Breslow-Day: p=0.420Tarone: p=0.422
Nominal regression – a preview

I’ve said it before – regression analysis is the workhorse of statistics. You can determine the relationship between any kind and any number of variables using it you just have to knnow how to set up the model.

Linear regression is for continuous and normal variables that you expect to have a linear relationship (one that can be described graphically as a straight line, or algebraicly by a formula like y=ax+b), but there are nonlinear regression procedures, nonparametric regression, and robust regression (ordinary linear regression is sensitive to outliers).

I mentioned above that mixed level variables require some thought to analyze. If you have a continuous variable with a nominal variable, you can use logistic regression. If the dependent variable is nominal and there are several independent continuous variables, there is multinominal logistic regression. You can modify the logistic regression a little for ordinal dependent variables. Log-linear regression can be usd to analyze nominal predictors, and log-log regression can be used when both independent and dependent variables are nominal. Ordinal regression, Poisson regression….
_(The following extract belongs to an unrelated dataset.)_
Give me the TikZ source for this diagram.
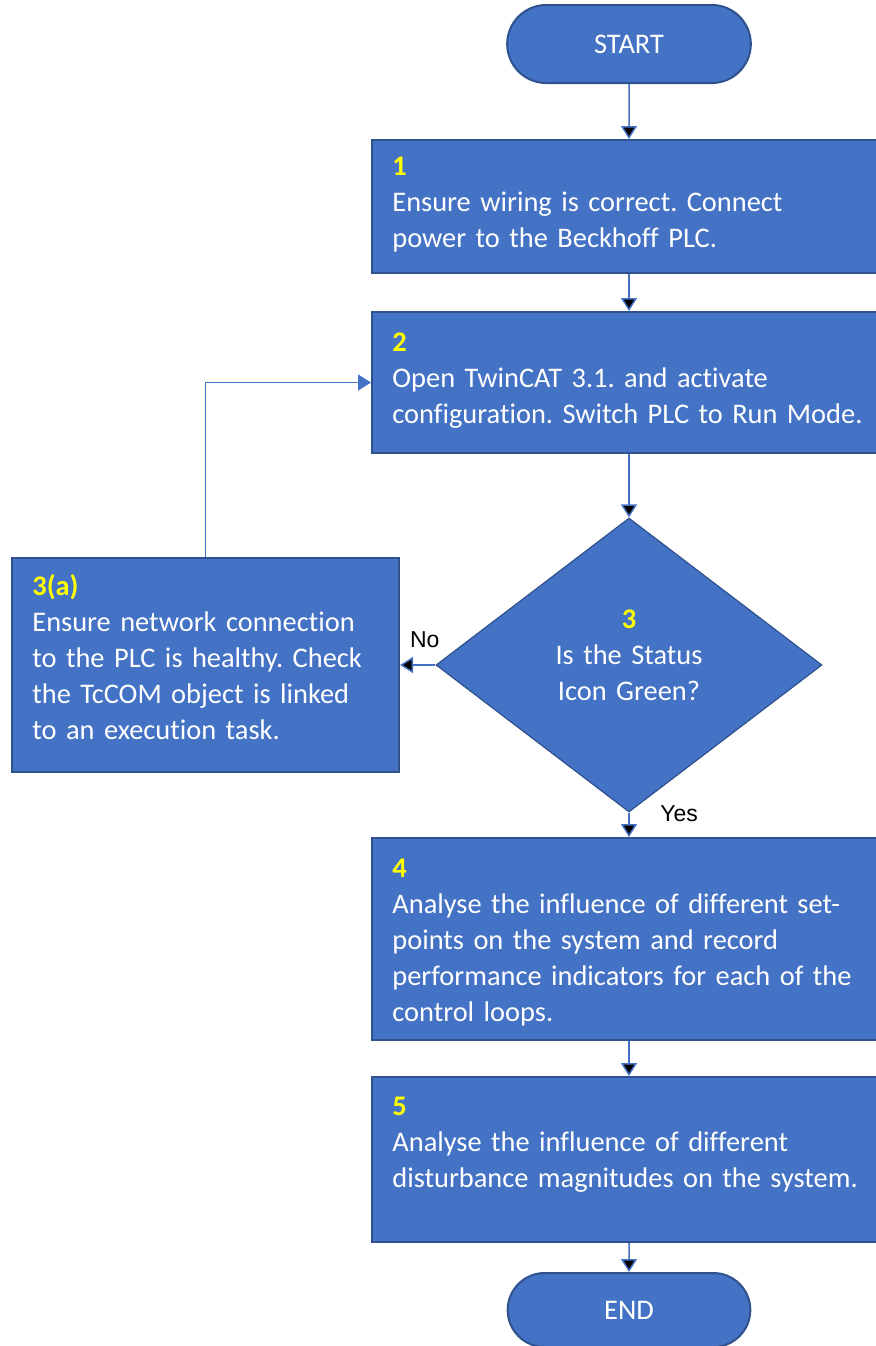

I hope you get the idea – there’s a special regression procedure for just about any statistical model. We’ll be looking at many of these regression models, starting two pages down the line with ordinary linear regression.
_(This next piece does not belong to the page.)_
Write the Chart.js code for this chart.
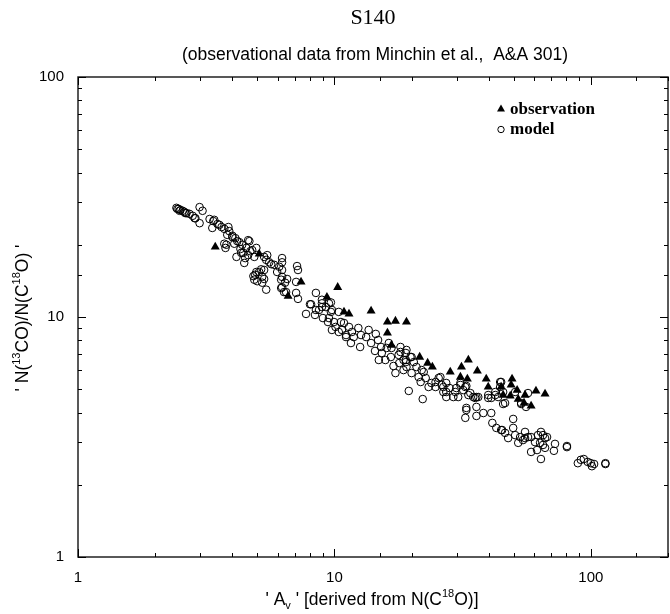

First we need to look at a simpler cousin in more detail (we’ve talked a little about correlation as an exploratory strategy) and we need to see how to quantitize similarity between variables.
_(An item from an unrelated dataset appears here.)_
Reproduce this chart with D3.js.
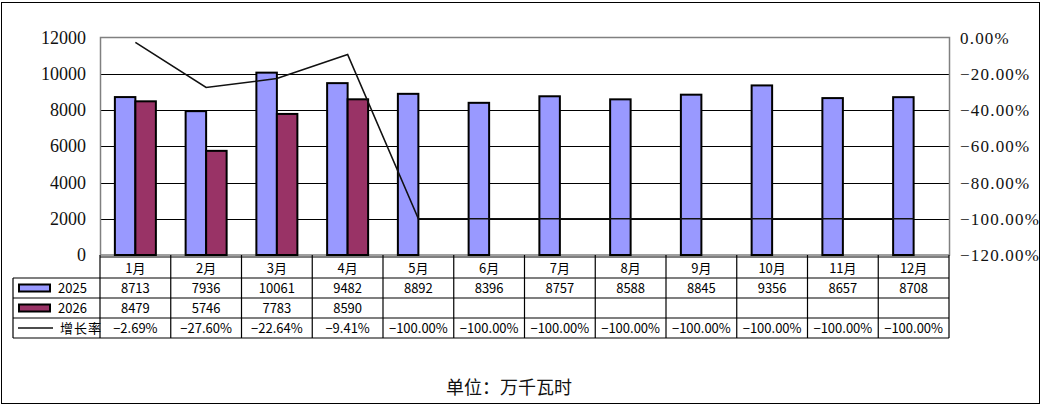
<!DOCTYPE html>
<html>
<head>
<meta charset="utf-8">
<script src="https://cdn.jsdelivr.net/npm/d3@7"></script>
<style>
  body { margin: 0; background: #fff; }
  svg { display: block; }
  .serif { font-family: "Times New Roman", "Liberation Serif", "DejaVu Serif", serif; }
  .cell { font-family: "Noto Sans CJK SC", "DejaVu Sans", sans-serif; }
</style>
</head>
<body>
<div id="chart"></div>
<script>
var months = ["1月","2月","3月","4月","5月","6月","7月","8月","9月","10月","11月","12月"];
var y2025 = [8713, 7936, 10061, 9482, 8892, 8396, 8757, 8588, 8845, 9356, 8657, 8708];
var y2026 = [8479, 5746, 7783, 8590, null, null, null, null, null, null, null, null];
var growth = [-2.69, -27.60, -22.64, -9.41, -100, -100, -100, -100, -100, -100, -100, -100];
var leftTicks = [0, 2000, 4000, 6000, 8000, 10000, 12000];
var rightTicks = [0, -20, -40, -60, -80, -100, -120];

var W = 1042, H = 406;
var plot = { left: 100, right: 949, top: 37.5, bottom: 255 };

var svg = d3.select("#chart").append("svg")
    .attr("width", W)
    .attr("height", H);

// outer frame
svg.append("rect")
    .attr("x", 1.5).attr("y", 2.5)
    .attr("width", 1038).attr("height", 401)
    .attr("fill", "none").attr("stroke", "#000").attr("stroke-width", 1);

var x = d3.scaleBand().domain(months).range([plot.left, plot.right]).padding(0);
var xs = d3.scaleBand().domain(["2025", "2026"]).range([-20.5, 20.5]).padding(0);
var y = d3.scaleLinear().domain([0, 12000]).range([plot.bottom, plot.top]);
var y2 = d3.scaleLinear().domain([-120, 0]).range([plot.bottom, plot.top]);

// gridlines
svg.append("g")
  .selectAll("line").data(leftTicks.filter(function (d) { return d > 0 && d < 12000; }))
  .enter().append("line")
    .attr("x1", plot.left).attr("x2", plot.right)
    .attr("y1", function (d) { return Math.round(y(d)) + 0.5; })
    .attr("y2", function (d) { return Math.round(y(d)) + 0.5; })
    .attr("stroke", "#000").attr("stroke-width", 1);

// plot border
svg.append("rect")
    .attr("x", plot.left + 0.5).attr("y", plot.top)
    .attr("width", plot.right - plot.left).attr("height", plot.bottom - plot.top)
    .attr("fill", "none").attr("stroke", "#808080").attr("stroke-width", 1.5);

// left axis labels
svg.append("g")
  .selectAll("text").data(leftTicks)
  .enter().append("text")
    .attr("class", "serif")
    .attr("x", 86)
    .attr("y", function (d) { return y(d) + 6; })
    .attr("text-anchor", "end")
    .attr("font-size", 18)
    .attr("fill", "#111")
    .text(function (d) { return d; });

// right axis labels
svg.append("g")
  .selectAll("text").data(rightTicks)
  .enter().append("text")
    .attr("class", "serif")
    .attr("x", 960)
    .attr("y", function (d) { return y2(d) + 6; })
    .attr("font-size", 17)
    .attr("letter-spacing", 1.2)
    .attr("fill", "#111")
    .text(function (d) { return d3.format(".2f")(d) + "%"; });

// bars
var bars = [];
months.forEach(function (m, i) {
  bars.push({ m: m, s: "2025", v: y2025[i], c: "#9999ff" });
  if (y2026[i] != null) bars.push({ m: m, s: "2026", v: y2026[i], c: "#993366" });
});

svg.append("g")
  .selectAll("rect").data(bars)
  .enter().append("rect")
    .attr("x", function (d) { return x(d.m) + x.bandwidth() / 2 + xs(d.s); })
    .attr("y", function (d) { return y(d.v); })
    .attr("width", xs.bandwidth())
    .attr("height", function (d) { return plot.bottom - y(d.v); })
    .attr("fill", function (d) { return d.c; })
    .attr("stroke", "#000").attr("stroke-width", 2);

// growth line
var line = d3.line()
    .x(function (d, i) { return x(months[i]) + x.bandwidth() / 2; })
    .y(function (d) { return y2(d); });

svg.append("path")
    .datum(growth)
    .attr("d", line)
    .attr("fill", "none")
    .attr("stroke", "#111").attr("stroke-width", 1.6);

// data table
var rows = [257, 278, 298, 318, 338];
var tbl = svg.append("g").attr("stroke", "#000").attr("stroke-width", 1.2);

tbl.append("line").attr("x1", plot.left).attr("x2", plot.right).attr("y1", rows[0]).attr("y2", rows[0]);
rows.slice(1).forEach(function (r) {
  tbl.append("line").attr("x1", 13).attr("x2", plot.right).attr("y1", r).attr("y2", r);
});
tbl.append("line").attr("x1", 13).attr("x2", 13).attr("y1", rows[1]).attr("y2", rows[4]);
months.forEach(function (m) {
  tbl.append("line")
      .attr("x1", x(m)).attr("x2", x(m))
      .attr("y1", plot.bottom).attr("y2", rows[4]);
});
tbl.append("line").attr("x1", plot.right).attr("x2", plot.right).attr("y1", plot.bottom).attr("y2", rows[4]);

function rowText(vals, r, fmt) {
  svg.append("g")
    .selectAll("text").data(vals)
    .enter().append("text")
      .attr("class", "cell")
      .attr("x", function (d, i) { return x(months[i]) + x.bandwidth() / 2; })
      .attr("y", (rows[r] + rows[r + 1]) / 2 + 5)
      .attr("text-anchor", "middle")
      .attr("font-size", 13)
      .attr("fill", "#000")
      .text(function (d) { return d == null ? "" : fmt(d); });
}

rowText(months, 0, function (d) { return d; });
rowText(y2025, 1, function (d) { return d; });
rowText(y2026, 2, function (d) { return d; });
rowText(growth, 3, function (d) { return d3.format(".2f")(d) + "%"; });

// legend keys
var legend = [
  { name: "2025", c: "#9999ff", row: 1 },
  { name: "2026", c: "#993366", row: 2 }
];
legend.forEach(function (d) {
  var cy = (rows[d.row] + rows[d.row + 1]) / 2;
  svg.append("rect")
      .attr("x", 19).attr("y", cy - 3.5)
      .attr("width", 31).attr("height", 7)
      .attr("fill", d.c).attr("stroke", "#000").attr("stroke-width", 2);
  svg.append("text")
      .attr("class", "cell")
      .attr("x", 58).attr("y", cy + 5)
      .attr("font-size", 13)
      .text(d.name);
});
var ly = (rows[3] + rows[4]) / 2;
svg.append("line")
    .attr("x1", 18).attr("x2", 53).attr("y1", ly).attr("y2", ly)
    .attr("stroke", "#111").attr("stroke-width", 1.6);
svg.append("text")
    .attr("class", "cell")
    .attr("x", 60).attr("y", ly + 5)
    .attr("font-size", 13)
    .attr("letter-spacing", 1)
    .text("增长率");

// unit caption
svg.append("text")
    .attr("class", "cell")
    .attr("x", 509).attr("y", 394)
    .attr("text-anchor", "middle")
    .attr("font-size", 18)
    .attr("fill", "#111")
    .text("单位：万千瓦时");
</script>
</body>
</html>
Causal analysis – another preview

We’ve talked about correlation and we will most certainly talk about it more in the future. It explains how variables vary with each other. But the most famous phrase about correlation isn’t about what it is or what it can do, but about what it is not: “Correlation is not causation.” That is because it is so easy for researchers to interpret correlation as causation.

It’s very tempting when you see a strong pattern of change between to variables to say that change in one causes a change in the other, but that’s dangerous. For instance, both variables may be affected by some other variable in such a way that it just looks like they’re directly connected.

Take the story of how Pontiac discovered vapor lock. A family would go to the local grocery store to buy ice cream. If they bought vanilla ice cream, their car would not start when they left the grocery store. No other flavor would do it. So vanilla ice cream caused the car to stall, right?

The family sent a complaint to the Pontiac corporation and, to their credit, they took it seriously and sent people to investigate. It turned out that the grocery store had placed the vanilla ice cream in the freezers at the back of the store to encourage people to buy other flavors, which they placed near the front of the store. Consequently, it took longer to buy vanilla ice cream – just long enough for the car to develop a vapor lock.

A chi square analysis wuld have shown a strong association between purchases of vanilla ice cream and stalling cars.

But although correlation coefficients and regression analysis do not, by themselves, indicate causality, they provide vital hints that can be put together like a puzzle to work out causal connections. They form the core of methods called causal analysis and we will be talking about that in future sections of the StatFiles.